We encountered these challenges while developing Helix, an advanced player tracking and behavior analysis solution that seamlessly integrates in-game actions with mobile interactions. Through machine learning, Helix monitors player activities such as logging in, viewing, or clicking on virtual items, as well as scanning virtual items using the mobile app. By utilizing image recognition technology, Helix accurately associates in-game behavior with mobile app usage, offering deeper insights into user engagement and optimizing the gaming experience.

Part of the Helix technology stack is an image recognition system. This is based upon an internally managed image classification system. When new image classifications are added, how do we know if they will work in the real world with real users and return the correct classification?

To handle this, we built the ability to select which model to use into our image recognition microservice using a feature flag. This way, we could test to see how well it worked with a specific set of internal and external beta users before making it the default model for all users.

When we created a new model, our product manager would add it as a new variation in DevCycle.

The Test Model would then only be shown to a specific set of users.

Our image recognition microservice is an internal service that takes an image as input and returns a list of matching classifications, along with their corresponding confidence scores.
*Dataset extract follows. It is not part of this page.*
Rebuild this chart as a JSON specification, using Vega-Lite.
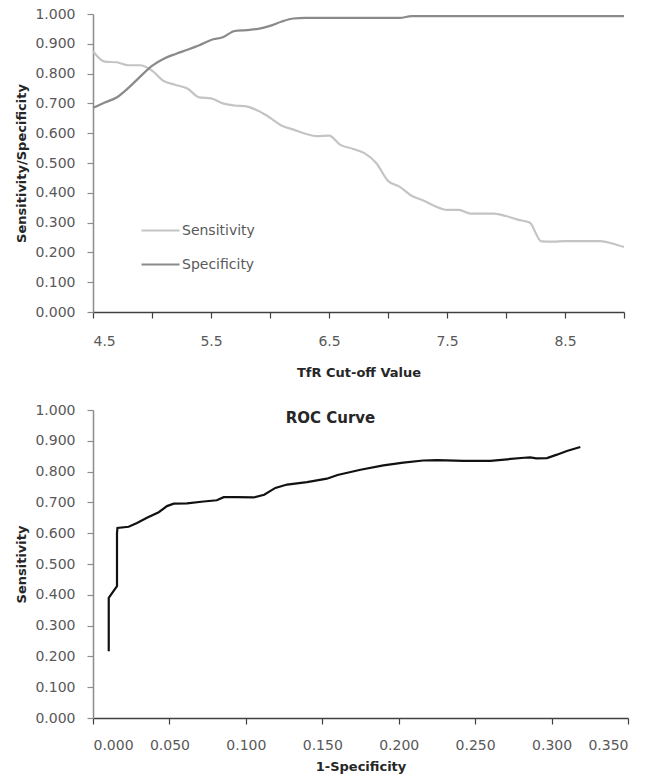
{
  "$schema": "https://vega.github.io/schema/vega-lite/v6.json",
  "padding": {"left": 15, "top": 7, "right": 10, "bottom": 5},
  "background": "white",
  "spacing": 98,
  "bounds": "flush",
  "config": {
    "view": {"stroke": null},
    "font": "DejaVu Sans",
    "axis": {
      "grid": false,
      "labelFont": "DejaVu Sans",
      "labelFontSize": 14,
      "labelColor": "#595959",
      "titleFont": "DejaVu Sans",
      "titleFontSize": 13,
      "titleFontWeight": "bold",
      "titleColor": "#262626",
      "tickSize": 6,
      "domainWidth": 1.5,
      "tickWidth": 1.2
    },
    "axisY": {"domainColor": "#8c8c8c", "tickColor": "#8c8c8c", "labelPadding": 12, "titlePadding": 6},
    "axisX": {"domainColor": "#404040", "tickColor": "#404040", "labelPadding": 16, "titlePadding": 18}
  },
  "vconcat": [
    {
      "width": 531,
      "height": 298,
      "data": {"values": [
        {"cutoff": 4.5, "measure": "Sensitivity", "value": 0.875},
        {"cutoff": 4.6, "measure": "Sensitivity", "value": 0.840},
        {"cutoff": 4.7, "measure": "Sensitivity", "value": 0.838},
        {"cutoff": 4.8, "measure": "Sensitivity", "value": 0.828},
        {"cutoff": 4.9, "measure": "Sensitivity", "value": 0.828},
        {"cutoff": 5.0, "measure": "Sensitivity", "value": 0.810},
        {"cutoff": 5.1, "measure": "Sensitivity", "value": 0.775},
        {"cutoff": 5.2, "measure": "Sensitivity", "value": 0.762},
        {"cutoff": 5.3, "measure": "Sensitivity", "value": 0.750},
        {"cutoff": 5.4, "measure": "Sensitivity", "value": 0.720},
        {"cutoff": 5.5, "measure": "Sensitivity", "value": 0.717},
        {"cutoff": 5.6, "measure": "Sensitivity", "value": 0.700},
        {"cutoff": 5.7, "measure": "Sensitivity", "value": 0.693},
        {"cutoff": 5.8, "measure": "Sensitivity", "value": 0.690},
        {"cutoff": 5.9, "measure": "Sensitivity", "value": 0.675},
        {"cutoff": 6.0, "measure": "Sensitivity", "value": 0.652},
        {"cutoff": 6.1, "measure": "Sensitivity", "value": 0.625},
        {"cutoff": 6.2, "measure": "Sensitivity", "value": 0.612},
        {"cutoff": 6.3, "measure": "Sensitivity", "value": 0.598},
        {"cutoff": 6.4, "measure": "Sensitivity", "value": 0.590},
        {"cutoff": 6.5, "measure": "Sensitivity", "value": 0.592},
        {"cutoff": 6.6, "measure": "Sensitivity", "value": 0.560},
        {"cutoff": 6.7, "measure": "Sensitivity", "value": 0.548},
        {"cutoff": 6.8, "measure": "Sensitivity", "value": 0.533},
        {"cutoff": 6.9, "measure": "Sensitivity", "value": 0.500},
        {"cutoff": 7.0, "measure": "Sensitivity", "value": 0.440},
        {"cutoff": 7.1, "measure": "Sensitivity", "value": 0.420},
        {"cutoff": 7.2, "measure": "Sensitivity", "value": 0.390},
        {"cutoff": 7.3, "measure": "Sensitivity", "value": 0.374},
        {"cutoff": 7.4, "measure": "Sensitivity", "value": 0.355},
        {"cutoff": 7.5, "measure": "Sensitivity", "value": 0.343},
        {"cutoff": 7.6, "measure": "Sensitivity", "value": 0.343},
        {"cutoff": 7.7, "measure": "Sensitivity", "value": 0.330},
        {"cutoff": 7.8, "measure": "Sensitivity", "value": 0.330},
        {"cutoff": 7.9, "measure": "Sensitivity", "value": 0.330},
        {"cutoff": 8.0, "measure": "Sensitivity", "value": 0.322},
        {"cutoff": 8.1, "measure": "Sensitivity", "value": 0.310},
        {"cutoff": 8.2, "measure": "Sensitivity", "value": 0.300},
        {"cutoff": 8.3, "measure": "Sensitivity", "value": 0.237},
        {"cutoff": 8.4, "measure": "Sensitivity", "value": 0.236},
        {"cutoff": 8.5, "measure": "Sensitivity", "value": 0.238},
        {"cutoff": 8.6, "measure": "Sensitivity", "value": 0.238},
        {"cutoff": 8.7, "measure": "Sensitivity", "value": 0.238},
        {"cutoff": 8.8, "measure": "Sensitivity", "value": 0.238},
        {"cutoff": 8.9, "measure": "Sensitivity", "value": 0.230},
        {"cutoff": 9.0, "measure": "Sensitivity", "value": 0.218},
        {"cutoff": 4.5, "measure": "Specificity", "value": 0.685},
        {"cutoff": 4.6, "measure": "Specificity", "value": 0.703},
        {"cutoff": 4.7, "measure": "Specificity", "value": 0.720},
        {"cutoff": 4.8, "measure": "Specificity", "value": 0.752},
        {"cutoff": 4.9, "measure": "Specificity", "value": 0.790},
        {"cutoff": 5.0, "measure": "Specificity", "value": 0.826},
        {"cutoff": 5.1, "measure": "Specificity", "value": 0.850},
        {"cutoff": 5.2, "measure": "Specificity", "value": 0.866},
        {"cutoff": 5.3, "measure": "Specificity", "value": 0.880},
        {"cutoff": 5.4, "measure": "Specificity", "value": 0.895},
        {"cutoff": 5.5, "measure": "Specificity", "value": 0.913},
        {"cutoff": 5.6, "measure": "Specificity", "value": 0.922},
        {"cutoff": 5.7, "measure": "Specificity", "value": 0.943},
        {"cutoff": 5.8, "measure": "Specificity", "value": 0.946},
        {"cutoff": 5.9, "measure": "Specificity", "value": 0.950},
        {"cutoff": 6.0, "measure": "Specificity", "value": 0.960},
        {"cutoff": 6.1, "measure": "Specificity", "value": 0.975},
        {"cutoff": 6.2, "measure": "Specificity", "value": 0.985},
        {"cutoff": 6.3, "measure": "Specificity", "value": 0.987},
        {"cutoff": 6.5, "measure": "Specificity", "value": 0.987},
        {"cutoff": 7.0, "measure": "Specificity", "value": 0.987},
        {"cutoff": 7.1, "measure": "Specificity", "value": 0.987},
        {"cutoff": 7.2, "measure": "Specificity", "value": 0.993},
        {"cutoff": 8.0, "measure": "Specificity", "value": 0.993},
        {"cutoff": 9.0, "measure": "Specificity", "value": 0.993}
      ]},
      "mark": {"type": "line", "strokeWidth": 2.2, "interpolate": "monotone"},
      "encoding": {
        "x": {
          "field": "cutoff", "type": "quantitative",
          "scale": {"domain": [4.5, 9], "nice": false, "zero": false},
          "axis": {
            "title": "TfR Cut-off Value",
            "values": [4.5, 5, 5.5, 6, 6.5, 7, 7.5, 8, 8.5, 9],
            "labelExpr": "(datum.value * 2) % 2 == 1 ? format(datum.value, '.1f') : ''"
          }
        },
        "y": {
          "field": "value", "type": "quantitative",
          "scale": {"domain": [0, 1], "nice": false},
          "axis": {
            "title": "Sensitivity/Specificity",
            "values": [0, 0.1, 0.2, 0.3, 0.4, 0.5, 0.6, 0.7, 0.8, 0.9, 1.0],
            "format": ".3f"
          }
        },
        "color": {
          "field": "measure", "type": "nominal",
          "scale": {"domain": ["Sensitivity", "Specificity"], "range": ["#c4c4c4", "#8a8a8a"]},
          "legend": {
            "title": null,
            "orient": "none",
            "legendX": 47,
            "legendY": 196,
            "padding": 0,
            "symbolType": "stroke",
            "symbolSize": 1444,
            "symbolStrokeWidth": 2.2,
            "labelFont": "DejaVu Sans",
            "labelFontSize": 14,
            "labelColor": "#595959",
            "labelOffset": 1,
            "rowPadding": 6
          }
        }
      }
    },
    {
      "width": 535,
      "height": 308,
      "title": {"text": "ROC Curve", "font": "DejaVu Sans", "fontSize": 15, "fontWeight": "bold", "color": "#262626", "anchor": "middle", "dx": -30, "dy": 27, "baseline": "top"},
      "data": {"values": [
        {"i": 1, "fpr": 0.0103, "sens": 0.217},
        {"i": 2, "fpr": 0.0103, "sens": 0.390},
        {"i": 3, "fpr": 0.0157, "sens": 0.428},
        {"i": 4, "fpr": 0.0157, "sens": 0.600},
        {"i": 5, "fpr": 0.0160, "sens": 0.617},
        {"i": 6, "fpr": 0.0233, "sens": 0.621},
        {"i": 7, "fpr": 0.0288, "sens": 0.633},
        {"i": 8, "fpr": 0.0353, "sens": 0.650},
        {"i": 9, "fpr": 0.0430, "sens": 0.668},
        {"i": 10, "fpr": 0.0484, "sens": 0.688},
        {"i": 11, "fpr": 0.0528, "sens": 0.696},
        {"i": 12, "fpr": 0.0615, "sens": 0.697},
        {"i": 13, "fpr": 0.0724, "sens": 0.703},
        {"i": 14, "fpr": 0.0810, "sens": 0.707},
        {"i": 15, "fpr": 0.0855, "sens": 0.717},
        {"i": 16, "fpr": 0.0940, "sens": 0.717},
        {"i": 17, "fpr": 0.1050, "sens": 0.716},
        {"i": 18, "fpr": 0.1120, "sens": 0.725},
        {"i": 19, "fpr": 0.1193, "sens": 0.747},
        {"i": 20, "fpr": 0.1270, "sens": 0.758},
        {"i": 21, "fpr": 0.1400, "sens": 0.766},
        {"i": 22, "fpr": 0.1530, "sens": 0.777},
        {"i": 23, "fpr": 0.1600, "sens": 0.789},
        {"i": 24, "fpr": 0.1750, "sens": 0.806},
        {"i": 25, "fpr": 0.1900, "sens": 0.820},
        {"i": 26, "fpr": 0.2030, "sens": 0.829},
        {"i": 27, "fpr": 0.2160, "sens": 0.836},
        {"i": 28, "fpr": 0.2250, "sens": 0.837},
        {"i": 29, "fpr": 0.2425, "sens": 0.835},
        {"i": 30, "fpr": 0.2600, "sens": 0.835},
        {"i": 31, "fpr": 0.2710, "sens": 0.840},
        {"i": 32, "fpr": 0.2820, "sens": 0.845},
        {"i": 33, "fpr": 0.2860, "sens": 0.846},
        {"i": 34, "fpr": 0.2900, "sens": 0.843},
        {"i": 35, "fpr": 0.2970, "sens": 0.844},
        {"i": 36, "fpr": 0.3035, "sens": 0.855},
        {"i": 37, "fpr": 0.3100, "sens": 0.867},
        {"i": 38, "fpr": 0.3188, "sens": 0.880}
      ]},
      "mark": {"type": "line", "color": "#111111", "strokeWidth": 2.2},
      "encoding": {
        "x": {
          "field": "fpr", "type": "quantitative",
          "scale": {"domain": [0, 0.35], "nice": false},
          "axis": {
            "title": "1-Specificity",
            "values": [0, 0.05, 0.1, 0.15, 0.2, 0.25, 0.3, 0.35],
            "format": ".3f",
            "labelPadding": 14,
            "titlePadding": 8
          }
        },
        "y": {
          "field": "sens", "type": "quantitative",
          "scale": {"domain": [0, 1], "nice": false},
          "axis": {
            "title": "Sensitivity",
            "values": [0, 0.1, 0.2, 0.3, 0.4, 0.5, 0.6, 0.7, 0.8, 0.9, 1.0],
            "format": ".3f"
          }
        },
        "order": {"field": "i", "type": "quantitative"}
      }
    }
  ]
}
It is accessed through external APIs, which require either user or machine authentication. For authenticated users, we passed in the user's email address from the external API as a custom header.

  async scanImageV4(
    @Request() req,
    @UploadedFile() file: Express.Multer.File,
    @Headers('X-GATHERER-USER-EMAIL') email?: string,
  ) {

NestJS controller for the image scanner showing customer email header

Then we could use DevCycle to return the correct model to use for the specific image classification call.

    const user: DevCycleUser = {
      user_id: origin.uuid,
      email: email,
    };
    await this.devcycleClient.onClientInitialized();
    const activeRekogntionModel = this.devcycleClient.variable(
      user,
      'helix-active-rekognition-model',
      process.env.AMAZONREKOG_MODEL,
    );

Call to DevCycle to get the correct version of the model to use for this user.

This became a bit trickier for our mobile application, which didn't have an authentication system. To handle this, we used the device identifier provided by Android and iOS. Since the mobile application already had a scanner built into it, we created a QR code that the user could scan and placed it on our internal wiki. Within the UI, we displayed the ID along with a copy button, so they could add it to DevCycle and test the new model.

Conclusion

Incorporating feature flags into the Helix image recognition system allowed us to test new AI models safely and effectively before full deployment. By targeting specific users, whether through authenticated email addresses or device identifiers, we could gather real-world feedback and performance data without risking the reliability of the overall application. This approach not only improved the accuracy and robustness of our AI models but also accelerated iteration and innovation. As AI continues to shape user experiences, embedding tools like feature flags into your development pipeline is essential for controlled experimentation, rapid validation, and delivering trustworthy results at scale.